Life in Jordan and Egypt
In Jordan, Azzam participated in paramilitary operations against the Israeli occupation but became disillusioned with the secular and provincial nature of the Palestinian resistance coalition held together under the umbrella of the Palestine Liberation Organization (PLO) and led by Yasser Arafat. Instead of pursuing the PLO’s Marxist-oriented national liberation struggle supported by the Soviet Union, Azzam envisioned a pan-Islamic trans-national movement that would transcend the political map of the Middle East drawn by non-Islamic colonial powers. He is believed to have had a role in founding the Islamist Hamas movement in Palestine.
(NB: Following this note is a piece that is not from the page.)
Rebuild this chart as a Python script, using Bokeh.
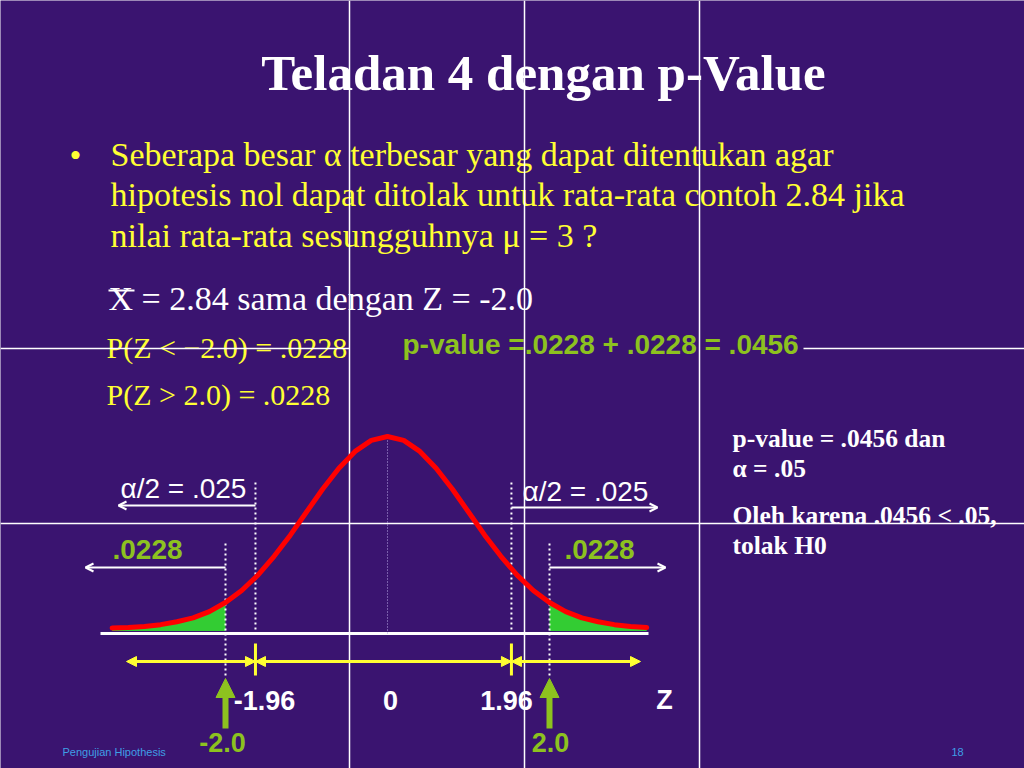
from bokeh.plotting import figure
from bokeh.models import Range1d, Arrow, NormalHead, OpenHead
from bokeh.embed import file_html
from bokeh.resources import INLINE
from bokeh.core.properties import value

# ---------------- data ----------------
title_text = "Teladan 4 dengan p-Value"
question_lines = [
    "Seberapa besar α terbesar yang dapat ditentukan agar",
    "hipotesis nol dapat ditolak untuk rata-rata contoh 2.84 jika",
    "nilai rata-rata sesungguhnya μ = 3 ?",
]
statement = "X = 2.84 sama dengan Z = -2.0"
prob_lines = ["P(Z < −2.0) = .0228", "P(Z > 2.0) = .0228"]
pvalue_sum = "p-value =.0228 + .0228 = .0456"
conclusion_lines = ["p-value = .0456 dan", "α = .05", "Oleh karena .0456 < .05,", "tolak H0"]
alpha_label = "α/2 = .025"
tail_label = ".0228"
axis_labels = ["-1.96", "0", "1.96", "Z"]
obs_z = [-2.0, 2.0]
obs_labels = ["-2.0", "2.0"]
footer_text = "Pengujian Hipothesis"
page_number = "18"

# standard normal curve (z, density)
curve_z = [-3.4, -3.2, -3.0, -2.8, -2.6, -2.4, -2.2, -2.0, -1.8, -1.6, -1.4, -1.2,
           -1.0, -0.8, -0.6, -0.4, -0.2, 0.0, 0.2, 0.4, 0.6, 0.8, 1.0, 1.2, 1.4,
           1.6, 1.8, 2.0, 2.2, 2.4, 2.6, 2.8, 3.0, 3.2]
curve_density = [0.001, 0.002, 0.004, 0.008, 0.014, 0.022, 0.035, 0.054, 0.079,
                 0.111, 0.150, 0.194, 0.242, 0.290, 0.333, 0.368, 0.391, 0.399,
                 0.391, 0.368, 0.333, 0.290, 0.242, 0.194, 0.150, 0.111, 0.079,
                 0.054, 0.035, 0.022, 0.014, 0.008, 0.004, 0.002]

# ---------------- layout (slide is not drawn to scale) ----------------
CRIT_DRAW = [-1.63, 1.53]       # where the slide draws the ±1.96 critical lines
C, S = 387.0, 81.0              # slide px of z = 0, px per z unit
Y0, K = 628.0, 481.2            # slide px of density 0, px per density unit
W, H = 1024, 768
BG = "#3a1470"
WHITE = "#ffffff"
YELLOW = "#ffff33"
GREEN = "#8dc21f"
FILL_GREEN = "#33cc33"
RED = "#ff0000"


def zx(px):
    return (px - C) / S


p = figure(width=W, height=H, output_backend="svg", toolbar_location=None,
           x_range=Range1d((0 - C) / S, (W - C) / S),
           y_range=Range1d((Y0 - H) / K, (Y0 - 0) / K),
           x_axis_type=None, y_axis_type=None, min_border=0, title=None)
p.extra_x_ranges = {"px": Range1d(0, W)}
p.extra_y_ranges = {"px": Range1d(H, 0)}
p.background_fill_color = BG
p.border_fill_color = BG
p.outline_line_color = None


def txt(x, y, s, size, color, font="Liberation Serif", style="normal", align="left"):
    # y is the wanted baseline on the slide; bokeh draws a little lower, so lift it
    p.text(x=[x], y=[y - 0.3 * size], text=[s], x_range_name="px", y_range_name="px",
           text_font=value(font), text_font_size=f"{size}px", text_color=color,
           text_font_style=style, text_align=align, text_baseline="alphabetic")


# ---- texts ----
txt(543, 88, title_text, 51, WHITE, style="bold", align="center")
txt(69, 165, "•", 34, YELLOW)
for line, yb in zip(question_lines, [164, 204, 245]):
    txt(110, yb, line, 34, YELLOW)
txt(108, 308, statement, 34, WHITE)
p.segment(x0=[108], x1=[134], y0=[290], y1=[290], x_range_name="px", y_range_name="px",
          line_color=WHITE, line_width=2)
for line, yb in zip(prob_lines, [356, 403]):
    txt(106, yb, line, 30, YELLOW)
txt(402, 352, pvalue_sum, 28, GREEN, font="Liberation Sans", style="bold")
for line, yb in zip(conclusion_lines, [446, 476, 523, 553]):
    txt(732, yb, line, 25.5, WHITE, style="bold")

txt(120, 496, alpha_label, 28, WHITE, font="Liberation Sans")
txt(522, 499, alpha_label, 28, WHITE, font="Liberation Sans")
txt(112, 557, tail_label, 28, GREEN, font="Liberation Sans", style="bold")
txt(564, 557, tail_label, 28, GREEN, font="Liberation Sans", style="bold")

for lab, xc in zip(axis_labels, [264, 390, 506, 664]):
    txt(xc, 708, lab, 27, WHITE, font="Liberation Sans", style="bold", align="center")
for lab, xc in zip(obs_labels, [222, 550]):
    txt(xc, 750, lab, 27, GREEN, font="Liberation Sans", style="bold", align="center")

txt(62, 755, footer_text, 11, "#3f9fe6", font="Liberation Sans")
txt(957, 755, page_number, 11, "#3f9fe6", font="Liberation Sans", align="center")

# ---- overlay grid lines of the slide ----
p.segment(x0=[349, 524, 699], x1=[349, 524, 699], y0=[0] * 3, y1=[H] * 3,
          x_range_name="px", y_range_name="px", line_color=WHITE, line_width=1.5)
p.segment(x0=[0, 803, 0], x1=[349, W, W], y0=[348, 348, 523], y1=[348, 348, 523],
          x_range_name="px", y_range_name="px", line_color=WHITE, line_width=1.5)

# ---- normal curve with shaded tails ----
left_z = [z for z in curve_z if z <= obs_z[0]]
left_d = [d for z, d in zip(curve_z, curve_density) if z <= obs_z[0]]
right_z = [z for z in curve_z if z >= obs_z[1]]
right_d = [d for z, d in zip(curve_z, curve_density) if z >= obs_z[1]]
p.varea(x=left_z, y1=[-0.005] * len(left_z), y2=left_d, fill_color=FILL_GREEN)
p.varea(x=right_z, y1=[-0.005] * len(right_z), y2=right_d, fill_color=FILL_GREEN)

# baseline
p.segment(x0=[zx(100)], x1=[zx(648)], y0=[633], y1=[633], y_range_name="px",
          line_color=WHITE, line_width=3)

# dotted lines
p.segment(x0=[0.0], x1=[0.0], y0=[437], y1=[633], y_range_name="px",
          line_color="#b9a8e6", line_width=1, line_dash="1 2")
p.segment(x0=CRIT_DRAW, x1=CRIT_DRAW, y0=[482, 482], y1=[633, 633], y_range_name="px",
          line_color=WHITE, line_width=2, line_dash="2 3")
p.segment(x0=obs_z, x1=obs_z, y0=[543, 543], y1=[678, 678], y_range_name="px",
          line_color=WHITE, line_width=2, line_dash="2 3")

p.line(curve_z, curve_density, line_color=RED, line_width=5,
       line_join="round", line_cap="round")

# white arrows for alpha/2 and tail areas
for xs, xe, yy in [(CRIT_DRAW[0], zx(118), 505), (CRIT_DRAW[1], zx(657), 507),
                   (obs_z[0], zx(85), 567), (obs_z[1], zx(665), 567)]:
    p.add_layout(Arrow(x_start=xs, y_start=yy, x_end=xe, y_end=yy, y_range_name="px",
                       line_color=WHITE, line_width=2,
                       end=OpenHead(size=8, line_color=WHITE, line_width=2)))

# yellow z-axis bracket
ends = [zx(126), CRIT_DRAW[0], CRIT_DRAW[1], zx(640)]
for a, b in zip(ends[:-1], ends[1:]):
    p.add_layout(Arrow(x_start=a, y_start=661, x_end=b, y_end=661, y_range_name="px",
                       line_color=YELLOW, line_width=3,
                       start=NormalHead(size=10, fill_color=YELLOW, line_color=YELLOW),
                       end=NormalHead(size=10, fill_color=YELLOW, line_color=YELLOW)))
p.segment(x0=CRIT_DRAW, x1=CRIT_DRAW, y0=[643, 643], y1=[675, 675], y_range_name="px",
          line_color=YELLOW, line_width=3)

# green arrows marking observed z
for z in obs_z:
    p.add_layout(Arrow(x_start=z, y_start=728, x_end=z, y_end=678, y_range_name="px",
                       line_color=GREEN, line_width=6,
                       end=NormalHead(size=19, fill_color=GREEN, line_color=GREEN)))

open("out.html", "w").write(file_html(p, INLINE))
Azzam then went to Egypt to continue Islamic studies at Cairo’s Al-Azhar University where he earned a Master’s degree in Sharia. He returned to teach at the University of Jordan in Amman. In 1971, Azzam received a scholarship to once again attend Al-Azhar University where he obtained his Ph.D. in the Principles of Islamic Jurisprudence (Usool ul-Fiqh) in 1973.
During theological studies in Egypt, Azzam met Omar Abdel-Rahman, Dr. Ayman al-Zawahiri and other followers of Sayyed Qutb, an extremely influential leader of the Egyptian Muslim Brotherhood, who had been executed by President Gamal Abdel Nasser in 1966. Azzam adopted elements of Sayyed Qutb’s ideology, including beliefs in an inevitable “clash of civilizations” between the Islamic world and non-Islamic world, and in the necessity of violent revolution against secular governments to establish an Islamic state.